| What is needed |
Output the full listing below exactly, without the pictures.

>> BEGIN Recorded data

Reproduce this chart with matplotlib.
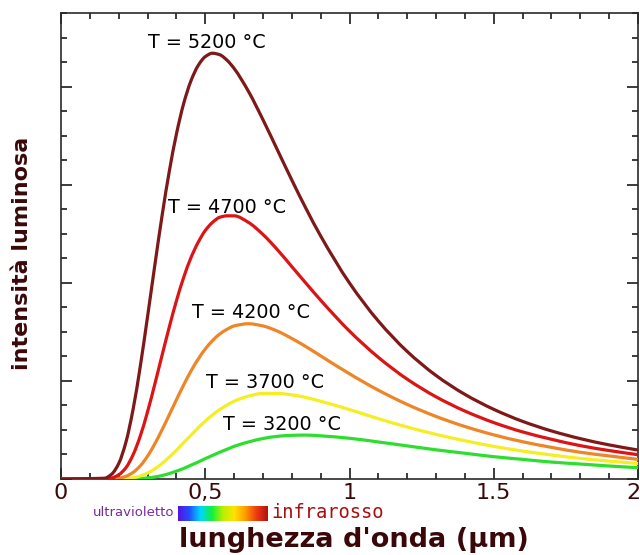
import matplotlib
matplotlib.use("Agg")
import matplotlib.pyplot as plt
import matplotlib.transforms as mtransforms
import numpy as np
from matplotlib.colors import LinearSegmentedColormap
from matplotlib.path import Path
from matplotlib.patches import PathPatch
from matplotlib.ticker import MultipleLocator, FixedLocator, FixedFormatter

# ---------------- data ----------------
wavelength = [0.0, 0.15, 0.175, 0.2, 0.225, 0.25, 0.275, 0.3, 0.325, 0.35, 0.375,
              0.4, 0.425, 0.45, 0.475, 0.5, 0.525, 0.55, 0.575, 0.6, 0.65, 0.7,
              0.75, 0.8, 0.85, 0.9, 1.0, 1.1, 1.2, 1.3, 1.4, 1.5, 1.6, 1.7, 1.8,
              1.9, 2.0]

i_5200 = [0, 0.03, 0.19, 0.63, 1.50, 2.85, 4.61, 6.62, 8.70, 10.71, 12.52,
          14.06, 15.30, 16.22, 16.85, 17.22, 17.36, 17.30, 17.08, 16.74, 15.80,
          14.65, 13.42, 12.19, 11.01, 9.91, 7.99, 6.44, 5.20, 4.22, 3.45, 2.84,
          2.35, 1.96, 1.645, 1.39, 1.18]
i_4700 = [0, 0.006, 0.04, 0.17, 0.46, 0.99, 1.76, 2.74, 3.86, 5.03, 6.18,
          7.26, 8.21, 9.01, 9.64, 10.13, 10.46, 10.67, 10.73, 10.73, 10.46,
          9.97, 9.35, 8.66, 7.97, 7.29, 6.03, 4.96, 4.07, 3.35, 2.77, 2.30,
          1.92, 1.62, 1.36, 1.16, 0.99]
i_4200 = [0, 0, 0.007, 0.03, 0.11, 0.27, 0.54, 0.93, 1.43, 2.00, 2.61,
          3.23, 3.83, 4.39, 4.88, 5.30, 5.64, 5.91, 6.10, 6.24, 6.33,
          6.24, 6.03, 5.73, 5.39, 5.02, 4.29, 3.62, 3.04, 2.55, 2.14, 1.80,
          1.52, 1.29, 1.09, 0.94, 0.80]
i_3700 = [0, 0, 0, 0.004, 0.018, 0.05, 0.125, 0.24, 0.41, 0.63, 0.89,
          1.17, 1.48, 1.78, 2.08, 2.36, 2.61, 2.83, 3.01, 3.17, 3.38,
          3.49, 3.49, 3.43, 3.32, 3.17, 2.83, 2.46, 2.12, 1.82, 1.56, 1.33,
          1.14, 0.98, 0.84, 0.73, 0.63]
i_3200 = [0, 0, 0, 0, 0.001, 0.007, 0.019, 0.043, 0.083, 0.14, 0.22,
          0.32, 0.43, 0.56, 0.69, 0.83, 0.96, 1.09, 1.21, 1.33, 1.51,
          1.65, 1.74, 1.78, 1.79, 1.76, 1.66, 1.51, 1.35, 1.19, 1.05, 0.91,
          0.80, 0.69, 0.61, 0.53, 0.46]

curve_labels = ["T = 5200 °C", "T = 4700 °C", "T = 4200 °C", "T = 3700 °C", "T = 3200 °C"]
xtick_values = [0, 0.5, 1, 1.5, 2]
xtick_labels = ["0", "0,5", "1", "1.5", "2"]

# ---------------- style ----------------
series = [i_5200, i_4700, i_4200, i_3700, i_3200]
colors = ["#7f1818", "#dc1414", "#ee8526", "#f4ee22", "#2ede2e"]
# label offsets from each curve's peak, in pixels (dx, dy)
label_offsets = [(-6, 11), (0, 8), (2, 11), (2, 11), (-24, 11)]


def smooth_path(xs, ys):
    """Smooth (monotone cubic Hermite) Bezier path through the given points."""
    x = np.asarray(xs, float)
    y = np.asarray(ys, float)
    h = np.diff(x)
    d = np.diff(y) / h
    n = len(x)
    m = np.zeros(n)
    for i in range(1, n - 1):
        if d[i - 1] * d[i] > 0:
            w1 = 2 * h[i] + h[i - 1]
            w2 = h[i] + 2 * h[i - 1]
            m[i] = (w1 + w2) / (w1 / d[i - 1] + w2 / d[i])
    m[0] = d[0]
    m[-1] = d[-1]
    verts = [(x[0], y[0])]
    codes = [Path.MOVETO]
    for i in range(n - 1):
        verts += [(x[i] + h[i] / 3, y[i] + m[i] * h[i] / 3),
                  (x[i + 1] - h[i] / 3, y[i + 1] - m[i + 1] * h[i] / 3),
                  (x[i + 1], y[i + 1])]
        codes += [Path.CURVE4] * 3
    return Path(verts, codes)


W, H = 640, 555
fig = plt.figure(figsize=(W / 100, H / 100), dpi=100)
fig.patch.set_facecolor("white")
ax = fig.add_axes([61 / W, 76 / H, 577 / W, 466 / H])

for z, (ys, c) in enumerate(zip(series, colors)):
    patch = PathPatch(smooth_path(wavelength, ys), facecolor="none", edgecolor=c,
                      lw=2.3, joinstyle="round", capstyle="butt",
                      transform=ax.transData, zorder=8 - z)
    ax.add_patch(patch)

for ys, lab, (dx, dy) in zip(series, curve_labels, label_offsets):
    k = int(np.argmax(ys))
    ax.annotate(lab, xy=(wavelength[k], ys[k]), xytext=(dx * 0.72, dy * 0.72),
                textcoords="offset points", ha="center", va="center",
                fontsize=13.8, color="black", family="DejaVu Sans", zorder=10)

ax.set_xlim(0, 2)
ax.set_ylim(0, 19)
ax.xaxis.set_major_locator(FixedLocator(xtick_values))
ax.xaxis.set_major_formatter(FixedFormatter(xtick_labels))
ax.xaxis.set_minor_locator(MultipleLocator(0.1))
ax.yaxis.set_major_locator(MultipleLocator(4))
ax.yaxis.set_minor_locator(MultipleLocator(1))
ax.tick_params(which="both", direction="in", top=True, right=True,
               color="#1a1a1a", width=1.2)
ax.tick_params(which="major", length=8)
ax.tick_params(which="minor", length=4.3)
ax.tick_params(axis="y", which="both", labelleft=False)
ax.tick_params(axis="x", which="major", labelsize=16, labelcolor="#3a0a0a", pad=3)
for sp in ax.spines.values():
    sp.set_linewidth(1.2)
    sp.set_color("#2a2a2a")

# keep the last tick label ("2") inside the canvas
fig.canvas.draw()
last = ax.get_xticklabels()[-1]
last.set_transform(last.get_transform() +
                   mtransforms.ScaledTranslation(-5 / 100, 0, fig.dpi_scale_trans))

# axis titles
fig.text(22 / W, 1 - 253 / H, "intensità luminosa", rotation=90, ha="center",
         va="center", fontsize=16, fontweight="bold", color="#3a0808")
fig.text(354 / W, 1 - 540 / H, "lunghezza d'onda (µm)", ha="center", va="center",
         fontsize=19.5, fontweight="bold", color="#3a0808")

# visible spectrum strip
spec_cmap = LinearSegmentedColormap.from_list(
    "spec", ["#5a10e0", "#2050ff", "#00d8ff", "#10f040", "#b8f000", "#ffe400",
             "#ff9a00", "#ee3a10", "#b01212"])
sax = fig.add_axes([178 / W, 1 - 521 / H, 90 / W, 15 / H])
sax.imshow(np.linspace(0, 1, 256)[None, :], aspect="auto", cmap=spec_cmap)
sax.set_axis_off()
fig.text(174 / W, 1 - 513 / H, "ultravioletto", ha="right", va="center",
         fontsize=9.5, color="#7a2a9a", family="DejaVu Sans")
fig.text(271 / W, 1 - 513 / H, "infrarosso", ha="left", va="center",
         fontsize=13.5, color="#a81010", family="DejaVu Sans Mono")

fig.savefig("out.png", dpi=100, facecolor="white")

>> END Recorded data

| Exercise solution |
Reproduce this chart with matplotlib.
import matplotlib
matplotlib.use("Agg")
import matplotlib.pyplot as plt
import matplotlib.transforms as mtransforms
import numpy as np
from matplotlib.colors import LinearSegmentedColormap
from matplotlib.path import Path
from matplotlib.patches import PathPatch
from matplotlib.ticker import MultipleLocator, FixedLocator, FixedFormatter

# ---------------- data ----------------
wavelength = [0.0, 0.15, 0.175, 0.2, 0.225, 0.25, 0.275, 0.3, 0.325, 0.35, 0.375,
              0.4, 0.425, 0.45, 0.475, 0.5, 0.525, 0.55, 0.575, 0.6, 0.65, 0.7,
              0.75, 0.8, 0.85, 0.9, 1.0, 1.1, 1.2, 1.3, 1.4, 1.5, 1.6, 1.7, 1.8,
              1.9, 2.0]

i_5200 = [0, 0.03, 0.19, 0.63, 1.50, 2.85, 4.61, 6.62, 8.70, 10.71, 12.52,
          14.06, 15.30, 16.22, 16.85, 17.22, 17.36, 17.30, 17.08, 16.74, 15.80,
          14.65, 13.42, 12.19, 11.01, 9.91, 7.99, 6.44, 5.20, 4.22, 3.45, 2.84,
          2.35, 1.96, 1.645, 1.39, 1.18]
i_4700 = [0, 0.006, 0.04, 0.17, 0.46, 0.99, 1.76, 2.74, 3.86, 5.03, 6.18,
          7.26, 8.21, 9.01, 9.64, 10.13, 10.46, 10.67, 10.73, 10.73, 10.46,
          9.97, 9.35, 8.66, 7.97, 7.29, 6.03, 4.96, 4.07, 3.35, 2.77, 2.30,
          1.92, 1.62, 1.36, 1.16, 0.99]
i_4200 = [0, 0, 0.007, 0.03, 0.11, 0.27, 0.54, 0.93, 1.43, 2.00, 2.61,
          3.23, 3.83, 4.39, 4.88, 5.30, 5.64, 5.91, 6.10, 6.24, 6.33,
          6.24, 6.03, 5.73, 5.39, 5.02, 4.29, 3.62, 3.04, 2.55, 2.14, 1.80,
          1.52, 1.29, 1.09, 0.94, 0.80]
i_3700 = [0, 0, 0, 0.004, 0.018, 0.05, 0.125, 0.24, 0.41, 0.63, 0.89,
          1.17, 1.48, 1.78, 2.08, 2.36, 2.61, 2.83, 3.01, 3.17, 3.38,
          3.49, 3.49, 3.43, 3.32, 3.17, 2.83, 2.46, 2.12, 1.82, 1.56, 1.33,
          1.14, 0.98, 0.84, 0.73, 0.63]
i_3200 = [0, 0, 0, 0, 0.001, 0.007, 0.019, 0.043, 0.083, 0.14, 0.22,
          0.32, 0.43, 0.56, 0.69, 0.83, 0.96, 1.09, 1.21, 1.33, 1.51,
          1.65, 1.74, 1.78, 1.79, 1.76, 1.66, 1.51, 1.35, 1.19, 1.05, 0.91,
          0.80, 0.69, 0.61, 0.53, 0.46]

curve_labels = ["T = 5200 °C", "T = 4700 °C", "T = 4200 °C", "T = 3700 °C", "T = 3200 °C"]
xtick_values = [0, 0.5, 1, 1.5, 2]
xtick_labels = ["0", "0,5", "1", "1.5", "2"]

# ---------------- style ----------------
series = [i_5200, i_4700, i_4200, i_3700, i_3200]
colors = ["#7f1818", "#dc1414", "#ee8526", "#f4ee22", "#2ede2e"]
# label offsets from each curve's peak, in pixels (dx, dy)
label_offsets = [(-6, 11), (0, 8), (2, 11), (2, 11), (-24, 11)]


def smooth_path(xs, ys):
    """Smooth (monotone cubic Hermite) Bezier path through the given points."""
    x = np.asarray(xs, float)
    y = np.asarray(ys, float)
    h = np.diff(x)
    d = np.diff(y) / h
    n = len(x)
    m = np.zeros(n)
    for i in range(1, n - 1):
        if d[i - 1] * d[i] > 0:
            w1 = 2 * h[i] + h[i - 1]
            w2 = h[i] + 2 * h[i - 1]
            m[i] = (w1 + w2) / (w1 / d[i - 1] + w2 / d[i])
    m[0] = d[0]
    m[-1] = d[-1]
    verts = [(x[0], y[0])]
    codes = [Path.MOVETO]
    for i in range(n - 1):
        verts += [(x[i] + h[i] / 3, y[i] + m[i] * h[i] / 3),
                  (x[i + 1] - h[i] / 3, y[i + 1] - m[i + 1] * h[i] / 3),
                  (x[i + 1], y[i + 1])]
        codes += [Path.CURVE4] * 3
    return Path(verts, codes)


W, H = 640, 555
fig = plt.figure(figsize=(W / 100, H / 100), dpi=100)
fig.patch.set_facecolor("white")
ax = fig.add_axes([61 / W, 76 / H, 577 / W, 466 / H])

for z, (ys, c) in enumerate(zip(series, colors)):
    patch = PathPatch(smooth_path(wavelength, ys), facecolor="none", edgecolor=c,
                      lw=2.3, joinstyle="round", capstyle="butt",
                      transform=ax.transData, zorder=8 - z)
    ax.add_patch(patch)

for ys, lab, (dx, dy) in zip(series, curve_labels, label_offsets):
    k = int(np.argmax(ys))
    ax.annotate(lab, xy=(wavelength[k], ys[k]), xytext=(dx * 0.72, dy * 0.72),
                textcoords="offset points", ha="center", va="center",
                fontsize=13.8, color="black", family="DejaVu Sans", zorder=10)

ax.set_xlim(0, 2)
ax.set_ylim(0, 19)
ax.xaxis.set_major_locator(FixedLocator(xtick_values))
ax.xaxis.set_major_formatter(FixedFormatter(xtick_labels))
ax.xaxis.set_minor_locator(MultipleLocator(0.1))
ax.yaxis.set_major_locator(MultipleLocator(4))
ax.yaxis.set_minor_locator(MultipleLocator(1))
ax.tick_params(which="both", direction="in", top=True, right=True,
               color="#1a1a1a", width=1.2)
ax.tick_params(which="major", length=8)
ax.tick_params(which="minor", length=4.3)
ax.tick_params(axis="y", which="both", labelleft=False)
ax.tick_params(axis="x", which="major", labelsize=16, labelcolor="#3a0a0a", pad=3)
for sp in ax.spines.values():
    sp.set_linewidth(1.2)
    sp.set_color("#2a2a2a")

# keep the last tick label ("2") inside the canvas
fig.canvas.draw()
last = ax.get_xticklabels()[-1]
last.set_transform(last.get_transform() +
                   mtransforms.ScaledTranslation(-5 / 100, 0, fig.dpi_scale_trans))

# axis titles
fig.text(22 / W, 1 - 253 / H, "intensità luminosa", rotation=90, ha="center",
         va="center", fontsize=16, fontweight="bold", color="#3a0808")
fig.text(354 / W, 1 - 540 / H, "lunghezza d'onda (µm)", ha="center", va="center",
         fontsize=19.5, fontweight="bold", color="#3a0808")

# visible spectrum strip
spec_cmap = LinearSegmentedColormap.from_list(
    "spec", ["#5a10e0", "#2050ff", "#00d8ff", "#10f040", "#b8f000", "#ffe400",
             "#ff9a00", "#ee3a10", "#b01212"])
sax = fig.add_axes([178 / W, 1 - 521 / H, 90 / W, 15 / H])
sax.imshow(np.linspace(0, 1, 256)[None, :], aspect="auto", cmap=spec_cmap)
sax.set_axis_off()
fig.text(174 / W, 1 - 513 / H, "ultravioletto", ha="right", va="center",
         fontsize=9.5, color="#7a2a9a", family="DejaVu Sans")
fig.text(271 / W, 1 - 513 / H, "infrarosso", ha="left", va="center",
         fontsize=13.5, color="#a81010", family="DejaVu Sans Mono")

fig.savefig("out.png", dpi=100, facecolor="white")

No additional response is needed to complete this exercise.